Job → Retype, please, the listing from its opening line through the line that contains "nan, 0.041, nan, nan, nan, nan, 0.041, nan, nan]", both included, without the pictures.

Data block →
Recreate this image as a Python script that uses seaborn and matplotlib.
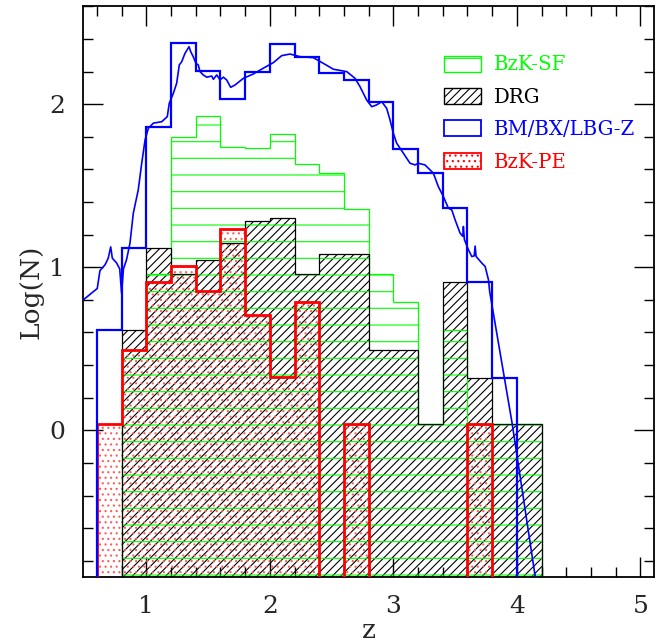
import numpy as np
import matplotlib
matplotlib.use('Agg')
import matplotlib.pyplot as plt
from matplotlib.patches import Patch
from matplotlib.ticker import MultipleLocator
import seaborn as sns
import pandas as pd

# ---------------- data ----------------
bin_edges = [0.6, 0.8, 1.0, 1.2, 1.4, 1.6, 1.8, 2.0, 2.2, 2.4,
             2.6, 2.8, 3.0, 3.2, 3.4, 3.6, 3.8, 4.0, 4.2]
nan = np.nan
bm_bx_lbg = [0.613, 1.118, 1.861, 2.374, 2.204, 2.031, 2.200, 2.371, 2.288,
             2.190, 2.149, 2.012, 1.724, 1.581, 1.363, 0.909, 0.323, nan]
drg = [nan, 0.613, 1.118, 0.960, 1.046, 1.148, 1.281, 1.301, 0.960,
       1.083, 1.083, 0.494, 0.494, 0.041, 0.909, 0.321, 0.041, 0.041]
bzk_sf = [nan, 0.494, 0.960, 1.801, 1.926, 1.740, 1.732, 1.816, 1.634,
          1.579, 1.360, 0.960, 0.784, 0.041, 0.617, 0.041, 0.041, 0.041]
bzk_pe = [0.041, 0.494, 0.909, 1.005, 0.856, 1.234, 0.709, 0.325, 0.784,
          nan, 0.041, nan, nan, nan, nan, 0.041, nan, nan]

curve_z = [0.49, 0.603, 0.625, 0.666, 0.692, 0.712, 0.725, 0.76, 0.785, 0.80,
           0.815, 0.84, 0.868, 0.895, 0.935, 0.963, 0.99, 1.017, 1.057, 1.125,
           1.17, 1.186, 1.219, 1.246, 1.267, 1.287, 1.313, 1.346, 1.36, 1.38,
           1.402, 1.421, 1.435, 1.461, 1.489, 1.53, 1.543, 1.57, 1.597, 1.624,
           1.651, 1.683, 1.718, 1.786, 1.867, 1.947, 2.028, 2.096, 2.163, 2.244,
           2.352, 2.433, 2.514, 2.623, 2.69, 2.73, 2.784, 2.825, 2.865, 2.906,
           2.946, 2.973, 3.0, 3.027, 3.081, 3.135, 3.176, 3.202, 3.256, 3.324,
           3.364, 3.405, 3.445, 3.473, 3.5, 3.54, 3.562, 3.567, 3.575, 3.608,
           3.635, 3.655, 3.662, 3.67, 3.716, 3.743, 3.77, 3.78, 3.96, 4.148]
curve_logn = [0.80, 0.87, 0.98, 1.015, 1.056, 1.125, 1.056, 1.026, 0.99, 0.84,
              0.99, 1.046, 1.148, 1.332, 1.475, 1.638, 1.781, 1.853, 1.884, 1.893,
              1.924, 2.006, 2.067, 2.129, 2.241, 2.261, 2.312, 2.353, 2.322, 2.292,
              2.251, 2.241, 2.20, 2.18, 2.166, 2.173, 2.153, 2.18, 2.149, 2.166,
              2.149, 2.104, 2.118, 2.159, 2.186, 2.221, 2.255, 2.298, 2.308, 2.292,
              2.286, 2.251, 2.215, 2.20, 2.159, 2.108, 2.026, 1.985, 1.996, 2.016,
              1.975, 1.904, 1.822, 1.761, 1.70, 1.638, 1.628, 1.638, 1.628, 1.577,
              1.495, 1.434, 1.363, 1.352, 1.291, 1.21, 1.19, 1.25, 1.17, 1.107,
              1.066, 1.07, 1.13, 1.066, 1.026, 1.005, 0.923, 0.85, 0.05, -0.895]

labels = ['BzK-SF', 'DRG', 'BM/BX/LBG-Z', 'BzK-PE']
GREEN, BLACK, BLUE, RED = '#00ff00', 'black', '#0000ff', '#ff0000'
DOTS = '#ff5a5a'

# ---------------- style ----------------
sns.set_style('ticks')
plt.rcParams['font.family'] = ['DejaVu Serif']
plt.rcParams['hatch.linewidth'] = 0.8

fig = plt.figure(figsize=(6.61, 6.44), dpi=100)
ax = fig.add_axes([0.126, 0.104, 0.8634, 0.886])

BASE = -2.0
edges = np.array(bin_edges)

# hatched fills
ax.stairs(np.array(drg), edges, baseline=BASE, fill=True, facecolor='none',
          edgecolor=BLACK, linewidth=0, hatch='////', zorder=1)
ax.stairs(np.array(bzk_pe), edges, baseline=BASE, fill=True, facecolor='none',
          edgecolor=DOTS, linewidth=0, hatch='...', zorder=2)
ax.stairs(np.array(bzk_sf), edges, baseline=BASE, fill=True, facecolor='none',
          edgecolor=GREEN, linewidth=0, hatch='-', zorder=3)

# outlines
ax.stairs(np.array(bzk_sf), edges, baseline=BASE, fill=False, color=GREEN,
          linewidth=0.9, zorder=4)
ax.stairs(np.array(drg), edges, baseline=BASE, fill=False, color=BLACK,
          linewidth=0.9, zorder=5)
ax.stairs(np.array(bzk_pe), edges, baseline=BASE, fill=False, color=RED,
          linewidth=2.0, zorder=6)
ax.stairs(np.array(bm_bx_lbg), edges, baseline=BASE, fill=False, color=BLUE,
          linewidth=1.6, zorder=7)

df_curve = pd.DataFrame({'z': curve_z, 'logN': curve_logn})
sns.lineplot(data=df_curve, x='z', y='logN', ax=ax, color=BLUE, linewidth=1.2,
             sort=False, estimator=None, zorder=8)

ax.set_xlim(0.49, 5.11)
ax.set_ylim(-0.9, 2.6)
ax.xaxis.set_major_locator(MultipleLocator(1))
ax.xaxis.set_minor_locator(MultipleLocator(0.2))
ax.yaxis.set_major_locator(MultipleLocator(1))
ax.yaxis.set_minor_locator(MultipleLocator(0.2))
ax.tick_params(which='both', direction='in', top=True, right=True,
               labelsize=18, pad=13, width=1.0, color='black')
ax.tick_params(which='major', length=14.4)
ax.tick_params(which='minor', length=7.2)
for s in ax.spines.values():
    s.set_linewidth(1.3)
    s.set_color('black')

ax.set_xlabel('z', fontsize=19, labelpad=0)
ax.set_ylabel('Log(N)', fontsize=19, labelpad=4)

handles = [
    Patch(facecolor='none', edgecolor=GREEN, hatch='-', linewidth=1.0),
    Patch(facecolor='none', edgecolor=BLACK, hatch='////', linewidth=1.0),
    Patch(facecolor='none', edgecolor=BLUE, linewidth=1.3),
    Patch(facecolor='none', edgecolor=RED, hatch='...', linewidth=1.3),
]
leg = ax.legend(handles, labels, loc='upper left', bbox_to_anchor=(0.618, 0.928),
                borderaxespad=0, frameon=False, fontsize=14.2,
                handlelength=1.88, handleheight=0.86, handletextpad=0.64,
                labelspacing=0.68)
for txt, col in zip(leg.get_texts(), [GREEN, BLACK, BLUE, RED]):
    txt.set_color(col)

fig.savefig('out.png', dpi=100)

Response to the task →
Recreate this image as a Python script that uses seaborn and matplotlib.
import numpy as np
import matplotlib
matplotlib.use('Agg')
import matplotlib.pyplot as plt
from matplotlib.patches import Patch
from matplotlib.ticker import MultipleLocator
import seaborn as sns
import pandas as pd

# ---------------- data ----------------
bin_edges = [0.6, 0.8, 1.0, 1.2, 1.4, 1.6, 1.8, 2.0, 2.2, 2.4,
             2.6, 2.8, 3.0, 3.2, 3.4, 3.6, 3.8, 4.0, 4.2]
nan = np.nan
bm_bx_lbg = [0.613, 1.118, 1.861, 2.374, 2.204, 2.031, 2.200, 2.371, 2.288,
             2.190, 2.149, 2.012, 1.724, 1.581, 1.363, 0.909, 0.323, nan]
drg = [nan, 0.613, 1.118, 0.960, 1.046, 1.148, 1.281, 1.301, 0.960,
       1.083, 1.083, 0.494, 0.494, 0.041, 0.909, 0.321, 0.041, 0.041]
bzk_sf = [nan, 0.494, 0.960, 1.801, 1.926, 1.740, 1.732, 1.816, 1.634,
          1.579, 1.360, 0.960, 0.784, 0.041, 0.617, 0.041, 0.041, 0.041]
bzk_pe = [0.041, 0.494, 0.909, 1.005, 0.856, 1.234, 0.709, 0.325, 0.784,
          nan, 0.041, nan, nan, nan, nan, 0.041, nan, nan]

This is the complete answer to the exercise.